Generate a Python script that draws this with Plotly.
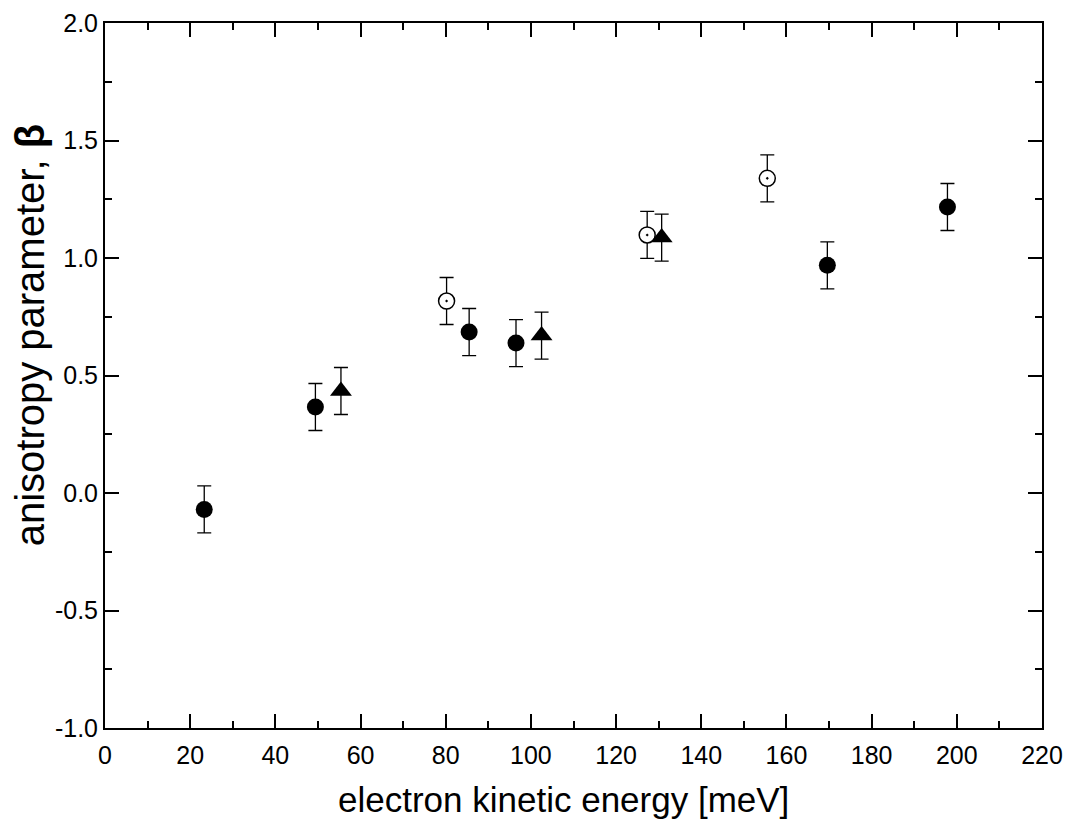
import plotly.graph_objects as go

# filled circles
fc_x = [23.3, 49.4, 85.5, 96.5, 169.6, 197.8]
fc_y = [-0.07, 0.366, 0.685, 0.638, 0.969, 1.217]
fc_err = [0.1, 0.1, 0.1, 0.1, 0.1, 0.1]

# open circles
oc_x = [80.2, 127.3, 155.5]
oc_y = [0.817, 1.098, 1.339]
oc_err = [0.1, 0.1, 0.1]

# triangles
tr_x = [55.4, 102.5, 130.7]
tr_y = [0.434, 0.670, 1.087]
tr_err = [0.1, 0.1, 0.1]

x_ticks = list(range(0, 221, 20))
y_ticks = [-1.0, -0.5, 0.0, 0.5, 1.0, 1.5, 2.0]

x_title = "electron kinetic energy [meV]"
y_title = "anisotropy parameter, <b>β</b>"

FONT = "Liberation Sans, Arial, sans-serif"

def err(e):
    return dict(type="data", array=e, visible=True, color="black", thickness=1.3, width=7)

fig = go.Figure()
fig.add_trace(go.Scatter(x=fc_x, y=fc_y, mode="markers", error_y=err(fc_err),
                         marker=dict(symbol="circle", size=17, color="black", line=dict(width=0))))
fig.add_trace(go.Scatter(x=oc_x, y=oc_y, mode="markers", error_y=err(oc_err),
                         marker=dict(symbol="circle-dot", size=16, color="white",
                                     line=dict(width=1.5, color="black"))))
fig.add_trace(go.Scatter(x=tr_x, y=tr_y, mode="markers", error_y=err(tr_err),
                         marker=dict(symbol="triangle-up", size=19, color="black", line=dict(width=0))))

axis_common = dict(showline=True, linecolor="black", linewidth=2, mirror="allticks",
                   ticks="inside", ticklen=14, tickwidth=2, tickcolor="black",
                   showgrid=False, zeroline=False,
                   tickfont=dict(family=FONT, size=25, color="black"))

fig.update_xaxes(range=[0, 220], tickvals=x_ticks, ticktext=[str(v) for v in x_ticks],
                 ticklabelstandoff=4,
                 minor=dict(ticks="inside", ticklen=7, tickwidth=2, tickcolor="black", dtick=10, showgrid=False),
                 **axis_common)
fig.update_yaxes(range=[-1, 2], tickvals=y_ticks, ticktext=[f"{v:.1f}" for v in y_ticks],
                 minor=dict(ticks="inside", ticklen=7, tickwidth=2, tickcolor="black", dtick=0.25, showgrid=False),
                 **axis_common)

fig.add_annotation(text=x_title, showarrow=False,
                   xref="paper", yref="paper", x=0.489, y=-0.102,
                   xanchor="center", yanchor="middle",
                   font=dict(family=FONT, size=35, color="black"))
fig.add_annotation(text=y_title, textangle=-90, showarrow=False,
                   xref="paper", yref="paper", x=-0.080, y=0.557,
                   xanchor="center", yanchor="middle",
                   font=dict(family=FONT, size=40, color="black"))

fig.update_layout(width=1067, height=819, showlegend=False,
                  plot_bgcolor="white", paper_bgcolor="white",
                  margin=dict(l=105, r=25, t=23, b=91, autoexpand=False))

fig.write_html("out.html", config={"displayModeBar": False},
               post_script="document.body.style.margin='0px';document.body.style.overflow='hidden';")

——

WHAT THE TASK REQUIRES: Repeat the listing above exactly, with no pictures.

REPLY TO THE TASK:
Generate a Python script that draws this with Plotly.
import plotly.graph_objects as go

# filled circles
fc_x = [23.3, 49.4, 85.5, 96.5, 169.6, 197.8]
fc_y = [-0.07, 0.366, 0.685, 0.638, 0.969, 1.217]
fc_err = [0.1, 0.1, 0.1, 0.1, 0.1, 0.1]

# open circles
oc_x = [80.2, 127.3, 155.5]
oc_y = [0.817, 1.098, 1.339]
oc_err = [0.1, 0.1, 0.1]

# triangles
tr_x = [55.4, 102.5, 130.7]
tr_y = [0.434, 0.670, 1.087]
tr_err = [0.1, 0.1, 0.1]

x_ticks = list(range(0, 221, 20))
y_ticks = [-1.0, -0.5, 0.0, 0.5, 1.0, 1.5, 2.0]

x_title = "electron kinetic energy [meV]"
y_title = "anisotropy parameter, <b>β</b>"

FONT = "Liberation Sans, Arial, sans-serif"

def err(e):
    return dict(type="data", array=e, visible=True, color="black", thickness=1.3, width=7)

fig = go.Figure()
fig.add_trace(go.Scatter(x=fc_x, y=fc_y, mode="markers", error_y=err(fc_err),
                         marker=dict(symbol="circle", size=17, color="black", line=dict(width=0))))
fig.add_trace(go.Scatter(x=oc_x, y=oc_y, mode="markers", error_y=err(oc_err),
                         marker=dict(symbol="circle-dot", size=16, color="white",
                                     line=dict(width=1.5, color="black"))))
fig.add_trace(go.Scatter(x=tr_x, y=tr_y, mode="markers", error_y=err(tr_err),
                         marker=dict(symbol="triangle-up", size=19, color="black", line=dict(width=0))))

axis_common = dict(showline=True, linecolor="black", linewidth=2, mirror="allticks",
                   ticks="inside", ticklen=14, tickwidth=2, tickcolor="black",
                   showgrid=False, zeroline=False,
                   tickfont=dict(family=FONT, size=25, color="black"))

fig.update_xaxes(range=[0, 220], tickvals=x_ticks, ticktext=[str(v) for v in x_ticks],
                 ticklabelstandoff=4,
                 minor=dict(ticks="inside", ticklen=7, tickwidth=2, tickcolor="black", dtick=10, showgrid=False),
                 **axis_common)
fig.update_yaxes(range=[-1, 2], tickvals=y_ticks, ticktext=[f"{v:.1f}" for v in y_ticks],
                 minor=dict(ticks="inside", ticklen=7, tickwidth=2, tickcolor="black", dtick=0.25, showgrid=False),
                 **axis_common)

fig.add_annotation(text=x_title, showarrow=False,
                   xref="paper", yref="paper", x=0.489, y=-0.102,
                   xanchor="center", yanchor="middle",
                   font=dict(family=FONT, size=35, color="black"))
fig.add_annotation(text=y_title, textangle=-90, showarrow=False,
                   xref="paper", yref="paper", x=-0.080, y=0.557,
                   xanchor="center", yanchor="middle",
                   font=dict(family=FONT, size=40, color="black"))

fig.update_layout(width=1067, height=819, showlegend=False,
                  plot_bgcolor="white", paper_bgcolor="white",
                  margin=dict(l=105, r=25, t=23, b=91, autoexpand=False))

fig.write_html("out.html", config={"displayModeBar": False},
               post_script="document.body.style.margin='0px';document.body.style.overflow='hidden';")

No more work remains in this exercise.